Dual-Mode Handsets Could Be a Distraction from the Real Convergence Opportunities
Published on: 2nd Oct 2007
Note -- this news article is more than a year old.
A number of operators have already launched dual mode UMA services and on Friday 28 September 2007 TeliaSonera launched its Home Free service in Sweden.
"Many people regard FMC as being dual-mode handset services that use WLAN for voice communication in the home and workplace, while using cellular services elsewhere," says report co-author, Dr Alastair Brydon.
"Early take-up of such services has been disappointing. For example, nearly two years after its launch, there were only 40000 BTFusion customers, representing just 0.2% of the number of BT fixed telephony customers. There may be much better alternatives than dual-mode handsets if operators want to deliver successful FMC services."
Key findings include:
- Device convergence - where operators offer dual-mode mobile devices that can access both fixed and mobile network services - is only one form of FMC. Early consumer UMA services lack simplicity, face strong competition and fail to target receptive market segments.
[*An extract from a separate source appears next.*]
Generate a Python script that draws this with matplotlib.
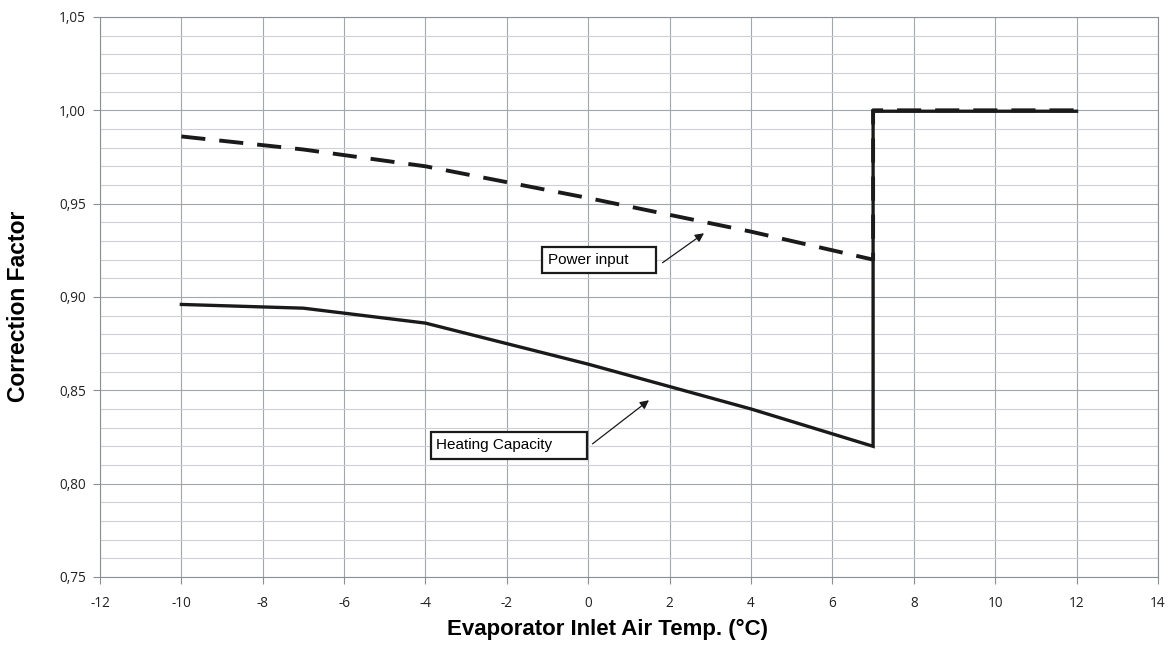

BT is not alone in experiencing disappointing take-up. Deutsche Telekom launched its T-One UMA-based service in Germany in August 2006, but the service had attracted less than 10 000 customers by March 2007.
"Innovative converged marketing of fixed and mobile services can result in propositions that are much more appealing to end users than completely separate services," says co-author Dr Mark Heath. "Marketing convergence can also avoid non-integrated operators being disadvantaged compared to integrated operators by their more limited opportunities with device and network convergence."